I am confused about a passage in the paper by T. Tao A sharp bilinear restriction estimate for paraboloids.
We are in Section 7, near equation (34) (pag.16 of the arxiv).
Notations and conventions $$S=\left\{(\tau, \xi)\in \mathbb{R}\times\mathbb{R}^n\ |\ \tau=-\frac{1}{2}\lvert \xi\rvert^2\right\}\ (\text{paraboloid}),$$ $$B\big( (\tau, \xi), R\big)=\{(\tau, \xi)\in \mathbb{R}\times \mathbb{R}^n\ |\ \tau^2+\lvert\xi\rvert^2< R^2\}\ (\text{space-time ball})$$ $$\widehat{F}(t, x)=\int Fe^{2\pi(\tau t + \xi x)}\ (\text{space-time Fourier transform}) $$ Here $F$ might be a measure. With the symbol $d\sigma$ we will denote the surface measure on $S$. We also have a fixed parameter $R\gg 1$. We adopt the convention that the letter $C$ always denotes an absolute constant whose value may change from one line to another.

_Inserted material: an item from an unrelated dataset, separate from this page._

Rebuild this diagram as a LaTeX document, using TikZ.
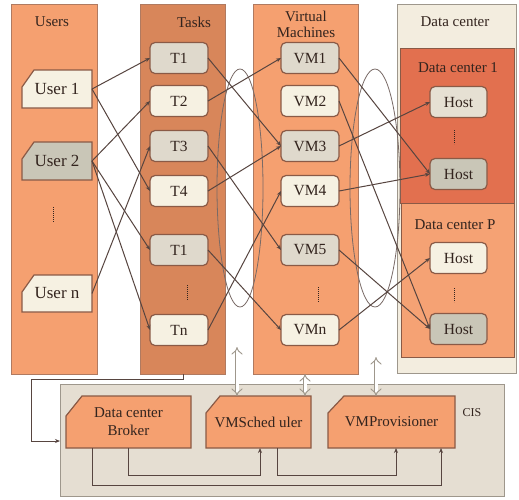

From a previous operation (called wave-packet decomposition) we have two functions $$\phi_{T_j}(t, x)=\widehat{f_j d\sigma_j},\qquad j=1, 2, $$ where $f_j$ are smooth functions defined on the following small transversal caps of $S$: $$\left\{ (\tau, \xi)\in S\ :\ \xi=v_j+ O(R^{-1/2})\right\},\qquad v_1=e_1,\ v_2=-e_1.$$ Those functions satisfy a pointwise bound $$\lvert \phi_{T_j}(t, x)\rvert\le C_N R^{-\frac{n}{4}}\left( 1+\frac{\lvert x-( x_j+tv_j)\rvert}{R^{1/2}}\right)^{-N}\ (x_j\in\mathbb{R}^n\ \text{are fixed}),$$ that is, outside (an $R^\varepsilon$-enlargement of) the tubular region $T_j=\{\lvert x-(x_j+tv_j)\rvert<R^{1/2}\}$, the function $\phi_{T_j}$ is very small.
Now, $\phi_{T_j}$ are not $L^2(\mathbb{R}\times\mathbb{R}^n)$ functions, because their Fourier anti-transforms $f_jd\sigma_j$ are singular measures.
Question. The author claims that Fourier anti-transform of the pointwise product $\phi_{T_1}\phi_{T_2}$ is a function supported in a space time ball $$\tag{35}B\left( \left(\frac{-1}{2}(\lvert v_1\rvert^2+\lvert v_2\rvert^2), v_1+v_2\right),\ CR^{-1/2} \right)$$ and satisfying the pointwise bound $\left\lvert(\phi_{T_1}\phi_{T_2})^\vee(\tau, \xi)\right\rvert\le (C_\varepsilon R^\varepsilon) R^{1/2}$. How to prove that?
I understand that, due to the transversality of the caps, the convolution $f_1 d\sigma_1\star f_2 d\sigma_2$ (which is the Fourier anti-transform of $\phi_{T_1}\phi_{T_2}$) is absolutely continuous. This is proved for example in this 1974 paper by D. Ragozin, Theorem 5.1. This also explains the support condition, since the algebraic sum of the two caps is certainly contained in that ball.
But the pointwise bound completely escapes me. With the above approach, I have proved absolute continuity of the convolution $f_1d\sigma_1\star f_2 d\sigma_2$ by using Radon-Nikodym's theorem, therefore losing any control on the pointwise behaviour of the Radon-Nikodym's derivative. That's why I think that I am somewhat off track.